The Blind Curator: How a Biased Judge Silently Disables Skill Retirement in Self-Evolving Agents
Self-evolving AI agents improve by creating new skills based on their past failures. To prevent their internal libraries from becoming cluttered with ineffective or redundant skills, these agents use a "curator" mechanism to retire skills that no longer contribute to success. This paper investigates a critical vulnerability in this process: what happens when the judge responsible for identifying these failures is biased? The researchers demonstrate that while agents can handle random noise, a specific type of bias—where the judge incorrectly labels failures as successes—can silently disable the curator, causing the agent to retain harmful skills without any obvious drop in performance metrics.
The Danger of False-Pass Bias
The study distinguishes between two types of errors a judge can make: symmetric noise and false-pass bias. Symmetric noise occurs when a judge is simply inconsistent, flipping both successes and failures randomly. The researchers found that agents handle this gracefully; the curator remains functional, though it may require more data to make decisions.
In contrast, false-pass bias is catastrophic. When a judge consistently reports failures as passes, it breaks the evidence loop the curator relies on. The researchers identified a "sharp threshold" for this bias. Once the rate of false passes exceeds a specific point, the curator effectively stops retiring any skills, regardless of how much data the agent collects. Because this failure happens at the structural level, the agent continues to operate, making the "blind curator" invisible to standard performance monitoring.

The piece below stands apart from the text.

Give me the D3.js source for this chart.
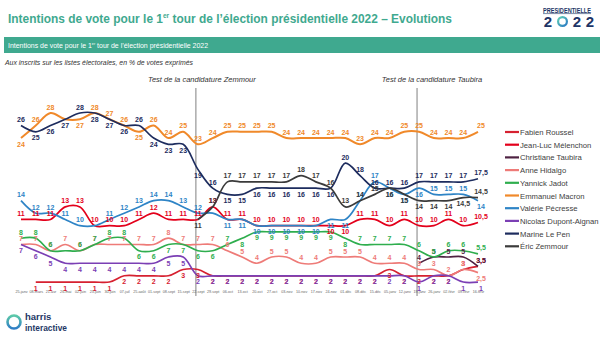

Why the Curator Goes Blind
The core of the problem lies in the fact that the same signal used to create new skills is also used to retire old ones. When a judge reports a failure as a pass, it starves the system in two ways: it prevents the agent from learning from its mistakes (synthesis) and it prevents the curator from identifying which skills are failing (retirement).

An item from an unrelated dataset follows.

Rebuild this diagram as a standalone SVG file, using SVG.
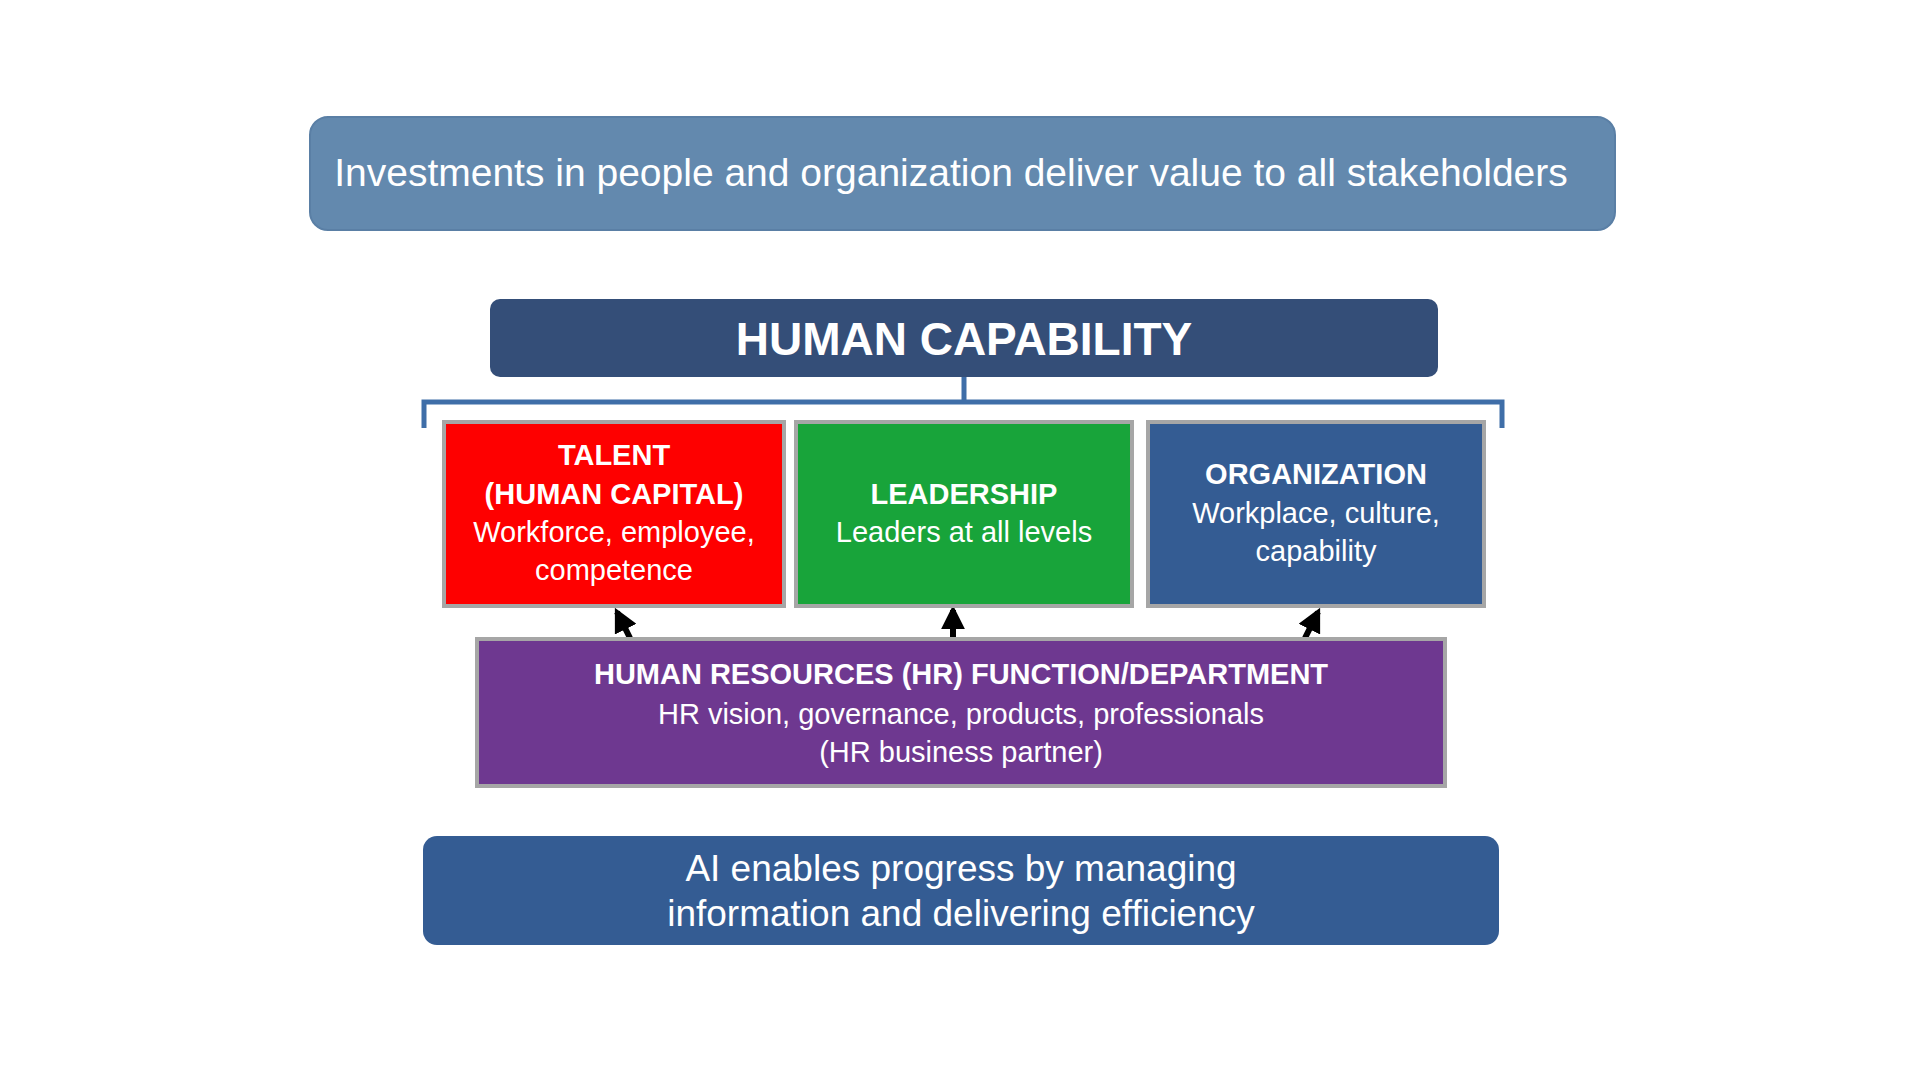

The researchers found that the most dangerous judge is not necessarily the one that is most inaccurate, but the one that is "half-blind." A judge that is moderately biased allows the agent to keep creating new, potentially low-quality skills while simultaneously disabling the mechanism that would normally prune them. This leads to a buildup of ineffective skills that the agent continues to use, even though the system's aggregate performance might look normal.
A Practical Audit for Deployment
To help developers identify these risks before deploying an agent, the authors propose a "defect-injection audit." By intentionally introducing known errors—such as broken citations or logical contradictions—into a test set, operators can measure exactly how their judge behaves.
This audit acts as a go/no-go test. If the audit reveals that a judge has a high false-pass rate, the operator knows they are on the wrong side of the threshold and that their agent’s skill library will eventually drift into a state of unmanaged decay. The researchers emphasize that this is a behavioral safety result: the goal is not to measure if the agent is "smart," but to ensure that the governance mechanism—the curator—is actually capable of doing its job.
Key Takeaways for AI Governance
The study concludes that the health of an agent’s skill library is a property of the reward signal, not just the agent’s architecture. While a strict, conservative judge might lead to "starvation" (where the agent struggles to learn because it is too critical), it is ultimately safer than a lenient judge that creates a false sense of security. Because the failure of the curator is "silent"—meaning it does not show up in aggregate metrics—operators cannot rely on standard performance tracking to detect when their agent’s internal governance has failed. Instead, they must proactively audit the reliability of the judge itself.